Les personnes âgées ont, elles aussi, le droit de s'aimer



C'est un sujet tabou, un vrai. Dans les maisons de retraite, l'amour et la sexualité entre personnes âgées existent. Provoquant souvent la gêne - voire le rejet - des familles comme du personnel. Des initiatives tentent de préserver cette délicate intimité.
Ils ne se quittent pas de la journée, se cherchent dès qu'ils se perdent, les mains enlacées, glissant dans les couloirs, du matin au soir. Ils sont comme deux adolescents, sourires complices, regards infinis, assis tous les deux, là, sur le rebord du lit, chambre 312.
Elle parle, il la regarde, les yeux agrandis. Elle dégage une douceur fragile, Marcelle, dans son chemisier à fleurs : "On s'est rencontrés il y a cinq ans, avec Jean-Noël. C'était au moment du repas. On s'est mis à discuter, de suite... et au fil du temps, on est tombés amoureux."

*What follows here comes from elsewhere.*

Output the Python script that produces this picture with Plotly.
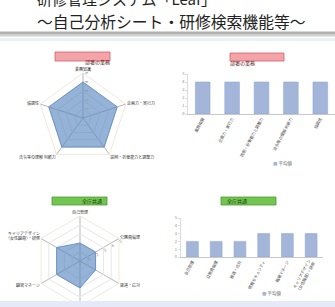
import plotly.graph_objects as go

W, H = 335, 307

# ---------------- data ----------------
top_title = "研修管理システム「Leaf」"
sub_title = "～自己分析シート・研修検索機能等～"

dept_box = "部署の業務"
common_box = "全庁共通"

dept_labels = ["業務知識", "企画力・実行力", "説明・折衝能力と調整力", "法令等の理解 判断力", "協調性"]
dept_values = [4, 4, 4, 4, 4]

common_labels = ["自己管理", "公務員倫理", "接遇・応対", "情報セキュリティ", "職場マネージ", "キャリアデザイン<br>（女性職員）・研修"]
common_values = [2, 2, 2, 3, 3, 3]

legend_name = "平均値"
radial_ticks = [1, 2, 3, 4, 5]

FONT = "Noto Sans CJK JP"


def fx(px):
    return px / W


def fy(py):
    return 1 - py / H


fig = go.Figure()

# ---------------- radar charts ----------------
fill_col = "rgba(79,129,189,0.6)"
edge_col = "#5b85c0"

fig.add_trace(go.Scatterpolar(
    r=dept_values + dept_values[:1], theta=dept_labels + dept_labels[:1],
    fill="toself", fillcolor=fill_col, line=dict(color=edge_col, width=0.8),
    mode="lines", showlegend=False, subplot="polar"))

fig.add_trace(go.Scatterpolar(
    r=common_values + common_values[:1], theta=common_labels + common_labels[:1],
    fill="toself", fillcolor=fill_col, line=dict(color=edge_col, width=0.8),
    mode="lines", showlegend=False, subplot="polar2"))


def polar_layout(cx, cy, R, radial_angle):
    return dict(
        domain=dict(x=[fx(cx - R), fx(cx + R)], y=[fy(cy + R), fy(cy - R)]),
        gridshape="linear",
        bgcolor="rgba(0,0,0,0)",
        radialaxis=dict(range=[0, 5], tickvals=radial_ticks, showline=False,
                        angle=radial_angle, tickangle=0,
                        gridcolor="#e6e6e6", gridwidth=0.6,
                        tickfont=dict(size=4, color="#8a8a8a", family=FONT),
                        ticks=""),
        angularaxis=dict(rotation=90, direction="clockwise",
                         linecolor="#ece2d4", linewidth=0.8,
                         gridcolor="#b8b8b8", gridwidth=0.6,
                         tickfont=dict(size=4, color="#333", family=FONT),
                         ticks=""),
    )


# ---------------- bar charts ----------------
bar_col = "#a3b6da"
bar_edge = "#8aa0cc"

fig.add_trace(go.Bar(x=dept_labels, y=dept_values, name=legend_name,
                     marker=dict(color=bar_col, line=dict(color=bar_edge, width=0.5)),
                     xaxis="x", yaxis="y", showlegend=False))
fig.add_trace(go.Bar(x=common_labels, y=common_values, name=legend_name,
                     marker=dict(color=bar_col, line=dict(color=bar_edge, width=0.5)),
                     xaxis="x2", yaxis="y2", showlegend=False))

axis_font = dict(size=4, color="#444", family=FONT)
ytick_font = dict(size=4, color="#8a8a8a", family=FONT)


def xaxis_layout(x0, x1, anchor):
    return dict(domain=[fx(x0), fx(x1)], anchor=anchor, tickangle=-62,
                tickfont=axis_font, showline=True, linecolor="#c8c8c8",
                linewidth=0.8, showgrid=False, ticks="", automargin=False)


def yaxis_layout(y0, y1, anchor):
    return dict(domain=[fy(y1), fy(y0)], anchor=anchor, range=[0, 5], dtick=1,
                tickfont=ytick_font, showline=True, linecolor="#dcdcdc",
                linewidth=0.6, showgrid=False, ticks="outside", ticklen=2,
                tickcolor="#dcdcdc", zeroline=False, automargin=False)


# ---------------- layout ----------------
shapes = [
    # separator band under title
    dict(type="rect", xref="paper", yref="paper", x0=0, x1=1, y0=fy(34), y1=fy(31.5),
         fillcolor="#b0b0b0", line=dict(width=0), layer="above"),
    dict(type="rect", xref="paper", yref="paper", x0=0, x1=1, y0=fy(36.5), y1=fy(34),
         fillcolor="#d0d0d0", line=dict(width=0), layer="above"),
    dict(type="rect", xref="paper", yref="paper", x0=0, x1=1, y0=fy(41), y1=fy(38),
         fillcolor="#eceef8", line=dict(width=0), layer="above"),
    # bottom lavender band
    dict(type="rect", xref="paper", yref="paper", x0=0, x1=1, y0=0, y1=fy(301),
         fillcolor="#e6eaf8", line=dict(width=0), layer="above"),
    # header boxes
    dict(type="rect", xref="paper", yref="paper", x0=fx(55), x1=fx(110), y0=fy(61), y1=fy(52),
         fillcolor="#f4a3a8", line=dict(color="#d0606a", width=0.8)),
    dict(type="rect", xref="paper", yref="paper", x0=fx(230), x1=fx(284), y0=fy(61), y1=fy(53),
         fillcolor="#f4a3a8", line=dict(color="#d0606a", width=0.8)),
    dict(type="rect", xref="paper", yref="paper", x0=fx(52), x1=fx(107), y0=fy(205), y1=fy(197),
         fillcolor="#72c650", line=dict(color="#4c9a34", width=0.8)),
    dict(type="rect", xref="paper", yref="paper", x0=fx(221), x1=fx(276), y0=fy(205), y1=fy(197),
         fillcolor="#72c650", line=dict(color="#4c9a34", width=0.8)),
]

box_font = dict(size=5, color="#5a2020", family=FONT)
box_font_g = dict(size=5, color="#1f3d14", family=FONT)
legend_text = f"<span style='color:{bar_col}'>■</span> {legend_name}"
legend_font = dict(size=4.5, color="#666", family=FONT)

annotations = [
    dict(text=top_title, xref="paper", yref="paper", x=fx(35), y=fy(-1.5), xanchor="left",
         yanchor="middle", showarrow=False, font=dict(size=15, color="#222", family=FONT)),
    dict(text=sub_title, xref="paper", yref="paper", x=fx(35), y=fy(21), xanchor="left",
         yanchor="middle", showarrow=False, font=dict(size=15.8, color="#222", family=FONT)),
    dict(text=dept_box, xref="paper", yref="paper", x=fx(82.5), y=fy(56.5), showarrow=False, font=box_font),
    dict(text=dept_box, xref="paper", yref="paper", x=fx(257), y=fy(57), showarrow=False, font=box_font),
    dict(text=common_box, xref="paper", yref="paper", x=fx(79.5), y=fy(201), showarrow=False, font=box_font_g),
    dict(text=common_box, xref="paper", yref="paper", x=fx(248.5), y=fy(201), showarrow=False, font=box_font_g),
    dict(text=legend_text, xref="paper", yref="paper", x=fx(295), y=fy(163), showarrow=False, font=legend_font),
    dict(text=legend_text, xref="paper", yref="paper", x=fx(284), y=fy(299), showarrow=False, font=legend_font),
]

fig.update_layout(
    width=W, height=H,
    margin=dict(l=0, r=0, t=0, b=0),
    paper_bgcolor="white", plot_bgcolor="white",
    font=dict(family=FONT),
    showlegend=False,
    polar=polar_layout(83, 118, 45, 60),
    polar2=polar_layout(80, 261, 45, 60),
    xaxis=xaxis_layout(188, 335, "y"),
    yaxis=yaxis_layout(74, 114, "x"),
    xaxis2=xaxis_layout(180.6, 323, "y2"),
    yaxis2=yaxis_layout(218, 257, "x2"),
    bargap=0.5,
    shapes=shapes,
    annotations=annotations,
)

fig.write_html("out.html", config={"displayModeBar": False},
               post_script="document.body.style.margin='0';document.body.style.overflow='hidden';")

Jean-Noël, 70 ans, était jardinier, Marcelle, 67 ans, assistante maternelle. Lui n'a jamais convolé. Elle s'est mariée, a eu des enfants, un époux qui l'a quittée quand ceux-ci sont devenus grands. A l'aube de leur vieillesse, Marcelle et Jean-Noël sont entrés très tôt dans cet établissement d'hébergement pour personnes âgées dépendantes (Ehpad) et ont joint leurs solitudes. Des "bisous" volés au temps qui glisse, des frissons amoureux, des parties enfiévrées de dominos, des balades, tous les jours, aux alentours de la résidence Jacques-Brel de Guipavas (Finistère).
L'an dernier, il l'a demandée en mariage. Ils étaient debout, tous les deux, dans sa chambre. Il lui a pris la main : "Je t'aime beaucoup, Marcelle, tu sais." Et puis, pour la première fois de sa vie, il s'est lancé, comme une bouteille à la mer : "Et si on se mariait?" Elle a dit oui. Elle ne savait pas ce qu'elle disait.Ses enfants ont mal réagi. Pas question.
"Tu as vu l'âge que tu as, maman? Tu es trop vieille. Et lui aussi." Marcelle fixe la table, longuement. "On a quand même fait une petite cérémonie chez le cousin de Jean-Noël, qui est prêtre, balbutie-t-elle.